Geri graciously tapped yours truly to submit a poem for her 1992 album, Maroons, and to write liner notes for her 2013 Motéma album, Timeline Live — the latter, the recorded debut of her group with Kenny Davis, Kassa Overall and tap-dancer Maurice Chestnut. We last collaborated on an evening at The Stone in 2014. I convinced her that this reporter was no longer writing poetry as fiery and absurdist as she so fondly recalled from our HU daze, but I did have this play that imagined MLK and Malcolm X as alternate-universe BFFs which would require her take on some rather knotty music by Muhal Richard Abrams and Roscoe Mitchell. Geri, of course, made handy snacks out of those gripping, masterful works.
Geri also had several large-scale conceptual and orchestral works of her own that she’d developed over the last two decades. There was “For The Healing of the Nations,” a “Sacred Jazz Suite for Voices” that she had written in tribute to the victims, survivors and the families of the 9/11 attacks. There was the Mary Lou Williams Cyber Symposium she had conceived and produced as part of the University of Pittsburgh’s jazz studies program, of which she was the director. There was “Slow Fade To Black,” a dance and film collaboration with the artist Carrie Mae Weems; and also Grand River Crossings (Motown & Motor City Inspirations), an album of Motown hit re-interpretations.
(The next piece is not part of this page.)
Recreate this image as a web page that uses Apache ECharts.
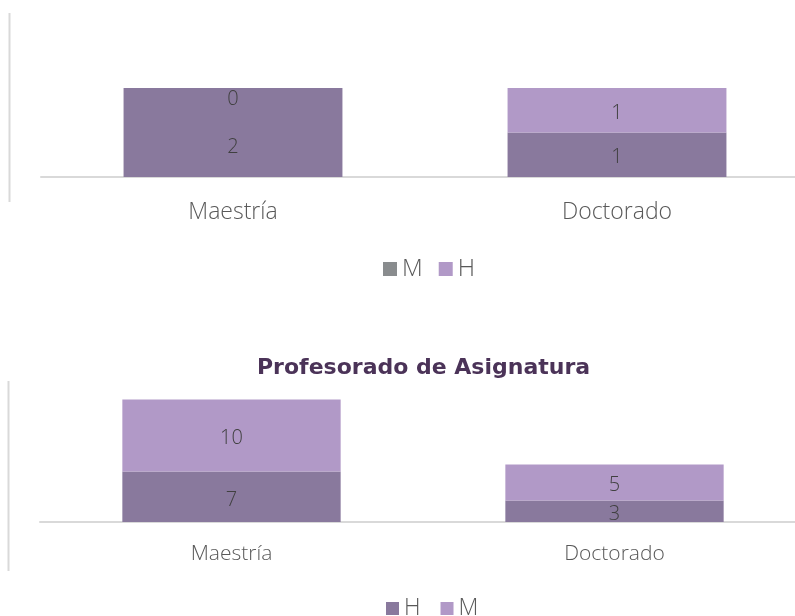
<!DOCTYPE html>
<html>
<head>
<meta charset="utf-8">
<script src="https://cdn.jsdelivr.net/npm/echarts@6/dist/echarts.min.js"></script>
<style>
  html, body { margin: 0; padding: 0; background: #fff; }
  #main { width: 795px; height: 616px; }
</style>
</head>
<body>
<div id="main"></div>
<script>
// datos
const categorias = ['Maestría', 'Doctorado']

// gráfica superior
const superiorM = [2, 1]
const superiorH = [0, 1]

// Profesorado de Asignatura
const asignaturaH = [7, 3]
const asignaturaM = [10, 5]

const tituloAsignatura = 'Profesorado de Asignatura'

const oscuro = '#89799D'
const claro = '#B199C7'
const gris = '#898C8E'
const fuente = 'Open Sans'

const chart = echarts.init(document.getElementById('main'))

const etiqueta = {
  show: true,
  position: 'inside',
  offset: [0, 3],
  color: '#404040',
  fontFamily: fuente,
  fontWeight: 300,
  fontSize: 20,
}

const option = {
  animation: false,
  backgroundColor: '#fff',
  title: {
    text: tituloAsignatura,
    left: 252,
    top: 352,
    textStyle: {
      color: '#4B3358',
      fontFamily: 'DejaVu Sans',
      fontWeight: 'bold',
      fontSize: 22,
    },
  },
  legend: [
    {
      data: ['M', 'H'],
      left: 383,
      top: 257,
      padding: 0,
      itemWidth: 14,
      itemHeight: 14,
      itemGap: 16,
      icon: 'rect',
      textStyle: { color: '#595959', fontFamily: fuente, fontWeight: 300, fontSize: 24 },
    },
    {
      data: ['H ', 'M '],
      left: 386,
      top: 597,
      padding: 0,
      itemWidth: 13,
      itemHeight: 13,
      itemGap: 14,
      icon: 'rect',
      textStyle: { color: '#595959', fontFamily: fuente, fontWeight: 300, fontSize: 23 },
    },
  ],
  grid: [
    { left: 41, width: 768, top: 43.5, height: 133.5, outerBoundsMode: 'none' },
    { left: 40, width: 766, top: 378, height: 144, outerBoundsMode: 'none' },
  ],
  xAxis: [
    {
      gridIndex: 0,
      type: 'category',
      data: categorias,
      axisLine: { lineStyle: { color: '#D9D9D9', width: 2 } },
      axisTick: { show: false },
      axisLabel: { color: '#595959', fontFamily: fuente, fontWeight: 300, fontSize: 23, margin: 24 },
    },
    {
      gridIndex: 1,
      type: 'category',
      data: categorias,
      axisLine: { lineStyle: { color: '#D9D9D9', width: 2 } },
      axisTick: { show: false },
      axisLabel: { color: '#595959', fontFamily: fuente, fontWeight: 300, fontSize: 21, margin: 22 },
    },
  ],
  yAxis: [
    { gridIndex: 0, type: 'value', min: 0, max: 3, show: false },
    { gridIndex: 1, type: 'value', min: 0, max: 20, show: false },
  ],
  series: [
    {
      name: 'M',
      type: 'bar',
      stack: 'sup',
      xAxisIndex: 0,
      yAxisIndex: 0,
      barWidth: '57%',
      itemStyle: { color: gris },
      label: etiqueta,
      data: superiorM.map((v, i) => ({
        value: v,
        itemStyle: { color: oscuro },
        label: i === 0 ? { offset: [0, 15] } : {},
      })),
    },
    {
      name: 'H',
      type: 'bar',
      stack: 'sup',
      xAxisIndex: 0,
      yAxisIndex: 0,
      barWidth: '57%',
      itemStyle: { color: claro },
      label: etiqueta,
      data: superiorH.map((v) =>
        v === 0
          ? { value: v, itemStyle: { color: oscuro }, label: { position: 'bottom', distance: 0, offset: [0, 1] } }
          : v
      ),
    },
    {
      name: 'H ',
      type: 'bar',
      stack: 'asig',
      xAxisIndex: 1,
      yAxisIndex: 1,
      barWidth: '57%',
      itemStyle: { color: oscuro },
      label: etiqueta,
      data: asignaturaH,
    },
    {
      name: 'M ',
      type: 'bar',
      stack: 'asig',
      xAxisIndex: 1,
      yAxisIndex: 1,
      barWidth: '57%',
      itemStyle: { color: claro },
      label: etiqueta,
      data: asignaturaM,
    },
  ],
  graphic: [
    {
      type: 'line',
      shape: { x1: 9.5, y1: 13, x2: 9.5, y2: 202 },
      style: { stroke: '#D9D9D9', lineWidth: 2 },
    },
    {
      type: 'line',
      shape: { x1: 8.5, y1: 381, x2: 8.5, y2: 571 },
      style: { stroke: '#D9D9D9', lineWidth: 2 },
    },
  ],
}

chart.setOption(option)
</script>
</body>
</html>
Like many who’ve already anecdotally posted and grieved on social media, I find the notion of talking about Geri Allen in the past tense to be beyond shocking, depressing, gut-pummeling. Because there are also three of Geri’s progeny, all still in their 20s, to mourn for too. Chile, you already know: our ongoing memorial services will be a ceaseless tsunami of a tear-fest no matter how buoyant our second-lines are determined to be.
True confession time: Geri played the Summer Garden series at the Museum of Modern Art in 2011, and mid-performance I had the kind of epiphany one can only have when it smacks you dead upside your doofus noggin: that somebody you’ve known since you were both collegiate-age babies has done ascended to that Olympian realm where only The Masters dwell. In fact, I distinctly remember idiotically thinking to Self, ”Yo, Self, you do know that whenever Cecil, McCoy, Herbie, and Chick all check out, the building will totally belong to Geri, right?” Well, duh-nuh ninja. But now? Tis just like that scene in Good Times, when Esther Rolle’s Flo learns about the death of John Amos’ character: “Damn Damn Damn!”